>>
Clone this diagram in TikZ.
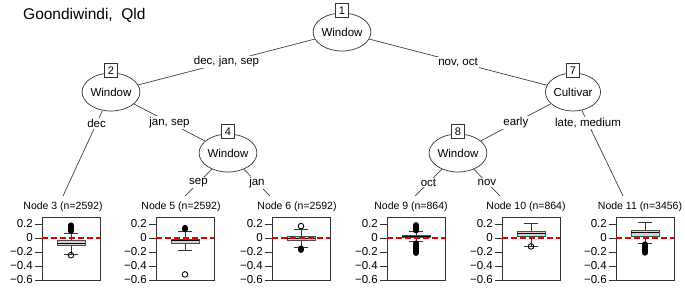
\documentclass[tikz,border=0pt]{standalone}
\usepackage{fontspec}
\setmainfont{Liberation Sans}
\usepackage{tikz}
\usepackage{xcolor}
\usetikzlibrary{shapes.geometric}

\begin{document}
\begin{tikzpicture}[x=1pt,y=-1pt,
  declare function={vy(\v)=238-70*\v;},
  splitnode/.style={ellipse,draw=black!80,line width=0.7pt,fill=white,minimum width=52pt,minimum height=38pt,inner sep=0pt,font=\fontsize{11.5}{13}\selectfont},
  idbox/.style={draw=black!80,line width=0.7pt,fill=white,inner sep=0pt,minimum width=13pt,minimum height=14pt,font=\fontsize{11}{12}\selectfont},
  edgelabel/.style={fill=white,inner sep=1pt,font=\fontsize{11.5}{13}\selectfont},
  conn/.style={draw=black!75,line width=0.7pt},
  paneltitle/.style={inner sep=0pt,font=\fontsize{10.5}{12}\selectfont},
  ticklabel/.style={anchor=east,inner sep=0pt,font=\fontsize{11.5}{13}\selectfont},
  refline/.style={red!90!black,line width=1.8pt,dash pattern=on 6pt off 3pt},
  outlier/.style={draw=black,line width=0.9pt}]
\useasboundingbox (0,0) rectangle (685,287);
\node[anchor=west,inner sep=0pt,font=\fontsize{15.5}{17}\selectfont] (site) at (23,15) {Goondiwindi,\ \ Qld};

% inner nodes
\node[splitnode] (n1) at (342,32) {Window};
\node[splitnode] (n2) at (111,92) {Window};
\node[splitnode] (n4) at (228,153) {Window};
\node[splitnode] (n7) at (573,92) {Cultivar};
\node[splitnode] (n8) at (458,153) {Window};
\coordinate (t3) at (63,196);
\coordinate (t5) at (185,196);
\coordinate (t6) at (270,196);
\coordinate (t9) at (415,196);
\coordinate (t10) at (500,196);
\coordinate (t11) at (623,196);

\draw[conn] (n1) -- node[edgelabel] (e2) {dec, jan, sep} (n2);
\draw[conn] (n1) -- node[edgelabel] (e7) {nov, oct} (n7);
\draw[conn] (n2) -- node[edgelabel,pos=0.15] (e3) {dec} (t3);
\draw[conn] (n2) -- node[edgelabel] (e4) {jan, sep} (n4);
\draw[conn] (n4) -- node[edgelabel] (e5) {sep} (t5);
\draw[conn] (n4) -- node[edgelabel] (e6) {jan} (t6);
\draw[conn] (n7) -- node[edgelabel] (e8) {early} (n8);
\draw[conn] (n7) -- node[edgelabel,pos=0.15] (e11) {late, medium} (t11);
\draw[conn] (n8) -- node[edgelabel] (e9) {oct} (t9);
\draw[conn] (n8) -- node[edgelabel] (e10) {nov} (t10);

\node[idbox] (id1) at ([yshift=2pt]n1.north) {1};
\node[idbox] (id2) at ([yshift=2pt]n2.north) {2};
\node[idbox] (id4) at ([yshift=2pt]n4.north) {4};
\node[idbox] (id7) at ([yshift=2pt]n7.north) {7};
\node[idbox] (id8) at ([yshift=2pt]n8.north) {8};

% terminal panels
\foreach \lft/\nm/\cnt/\tx in {42/3/2592/63,156/5/2592/181,272/6/2592/297,387/9/864/411,502/10/864/526,616/11/3456/640}{
  \node[paneltitle] (title\nm) at (\tx,207) {Node \nm\ (n=\cnt)};
  \draw[black!80,line width=0.7pt] (\lft,217) rectangle ({\lft+58},280);
  \foreach \v/\lab [count=\k] in {0.2/0.2,0/0,-0.2/−0.2,-0.4/−0.4,-0.6/−0.6}{
    \draw[black!80,line width=0.7pt] ({\lft-7},{vy(\v)}) -- (\lft,{vy(\v)});
    \node[ticklabel] (tick\nm-\k) at ({\lft-9},{vy(\v)}) {\lab};
  }
}
\foreach \cx/\qa/\md/\qb/\wa/\wb in {71/-0.04/-0.075/-0.11/0.07/-0.24,185/-0.015/-0.04/-0.07/0.1/-0.17,301/0.03/0.0/-0.04/0.13/-0.14,416/0.035/0.02/0.005/0.09/-0.05,531/0.09/0.07/0.02/0.21/-0.12,645/0.11/0.08/0.03/0.22/-0.07}{
  \draw[black!80,line width=0.6pt] (\cx,{vy(\wa)}) -- (\cx,{vy(\wb)});
  \draw[black!80,line width=0.8pt] ({\cx-7},{vy(\wa)}) -- ({\cx+7},{vy(\wa)});
  \draw[black!80,line width=0.8pt] ({\cx-7},{vy(\wb)}) -- ({\cx+7},{vy(\wb)});
  \draw[black!70,fill=gray!35,line width=0.7pt] ({\cx-14},{vy(\qa)}) rectangle ({\cx+14},{vy(\qb)});
  \draw[black,line width=0.9pt] ({\cx-14},{vy(\md)}) -- ({\cx+14},{vy(\md)});
}
% outliers
\draw[line width=6pt,line cap=round] (71,{vy(0.10)}) -- (71,{vy(0.18)});
\draw[outlier] (71,{vy(-0.245)}) circle (2.8pt);
\draw[line width=6pt,line cap=round] (185,{vy(0.125)}) -- (185,{vy(0.145)});
\draw[outlier] (185,{vy(-0.52)}) circle (2.8pt);
\draw[outlier] (301,{vy(0.17)}) circle (2.8pt);
\draw[line width=6pt,line cap=round] (301,{vy(-0.15)}) -- (301,{vy(-0.17)});
\draw[line width=6.5pt,line cap=round] (416,{vy(0.11)}) -- (416,{vy(0.18)});
\draw[line width=6.5pt,line cap=round] (416,{vy(-0.08)}) -- (416,{vy(-0.21)});
\draw[outlier] (531,{vy(-0.12)}) circle (2.8pt);
\draw[line width=6pt,line cap=round] (645,{vy(-0.09)}) -- (645,{vy(-0.21)});
\foreach \lft in {42,156,272,387,502,616}
  \draw[refline] (\lft,{vy(0)}) -- ({\lft+58},{vy(0)});
\end{tikzpicture}
\end{document}
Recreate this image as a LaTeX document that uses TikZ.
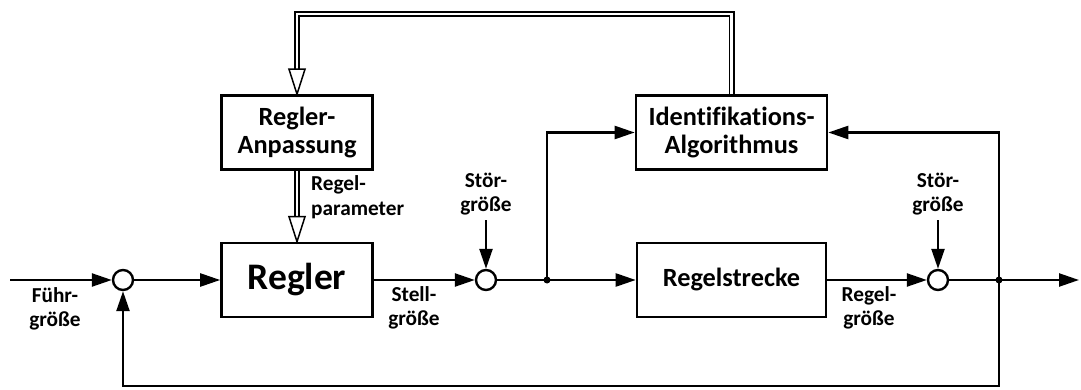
<<
> [THE EXERCISE]: From the records above, pick out and copy each line holding the word "this".

> [ANSWER TO THE EXERCISE]:
Clone this diagram in TikZ.
Recreate this image as a LaTeX document that uses TikZ.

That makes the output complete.